I feel the bend of the road somewhere deep inside me as I meander along the ocean.
The curves of the streets, second nature to my being as they were 17 years before when I lay curled up in the backseat of the car knowing with every turn how close we were to home—hoping that if I laid still enough, someone would scoop me up, carry me inside, and tuck me into the cool blankets of my white sleigh bed.
The baseball park down the street is the same. The tennis court is cracked with weeds here and there, mostly forgotten. In all the years I tumbled down the hill to this park in ratty old sneakers a glove in hand, the baseball diamond always felt so full and the court so empty.
The yard—my yard—is familiar.
My mother’s gardens grow bigger. The flowers she planted all those years ago are bright pinks and yellows in the dim spring light. The trees once seemed to grow as I grew—three feet together, then four, until I was standing alongside them in a white cap and gown, halfway to six feet. We grew together over the years, those little trees and me. Now 10 years later, they have continued along without me, reminding me how long it’s been since we shared the same soil.
My front porch is no longer mine, is it?
I sit across the street now and look up at the familiar stairs that I trudged up every day, never once imagining that one day I would no longer be able to open that heavy wooden front door and find comfort within its walls. There’s a similar porch chair in the corner—almost identical to the one that I used to sit on at night when the sky lit up with lightning. I wonder if anyone sits there anymore, counting the seconds between thunder and lightning.
If I were to walk inside, I imagine the walls are still a similar color.
The large windows expanding across the 11-foot-high ceilings. “Turn the lights off,” I can hear my mother say, “We live in a fishbowl.” If I round the corner, away from the kitchen, and tiptoe to the second door on the left, I wonder what color my bedroom is now. Does the bed still sit beneath the windows? What covers the walls? Paintings, posters, anything at all? Who now stares up at that ceiling at night, counting the spins of the fan as they drift off to sleep?
I can see the blonde little girl who used to run barefoot in the yard, climbing trees, the yellow dog not far behind. I can hear the giggles of 12-year girls from the second window late at night, long after lights have been turned off. I can feel the dreams of a seventeen 17-year-old, writing them down in a sunflower-covered journal, frowning at the messy curves of her own handwriting.
I wonder if that little girl would trace the scars that zig zag beneath my skin now and wonder, “My gosh, look what you’ve overcome. Look how strong you are.” Or would the harshness of the world in some moments make her retreat further into the safety of her own imagination? Would she be proud of where she’s gone? What she’s seen and who she’s become, in the 10 years since she lived within these walls?
As I sit across the street from the house that grew me, a faint melody plays from the radio.
A familiar voice—maybe Bruce, maybe Van, or even James—those quiet lyrics that echoed through the halls of my childhood. I wonder if my name is still etched in the corner of my closet or has it since been painted over. Thick black ink bleeding into the stucco paint. Is it faded now? Turned a dull gray, slowly fading as time passes, as the old, creaky wood floors get replaced and the trees in the garden grow taller still.

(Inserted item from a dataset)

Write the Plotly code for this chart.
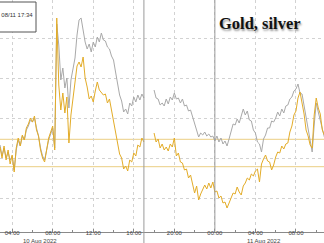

I turn the engine back on now. Steer slowly down the street, my eyes steady in the rear-view mirror as I drive further away from home. I can see that little girl and her dog skip down the sideway, turning at the driveway and making the familiar climb up that old front porch. One day that girl will be grown, and home holds a different meaning now—because a house full of walls means little if it’s filled with someone else’s dreams.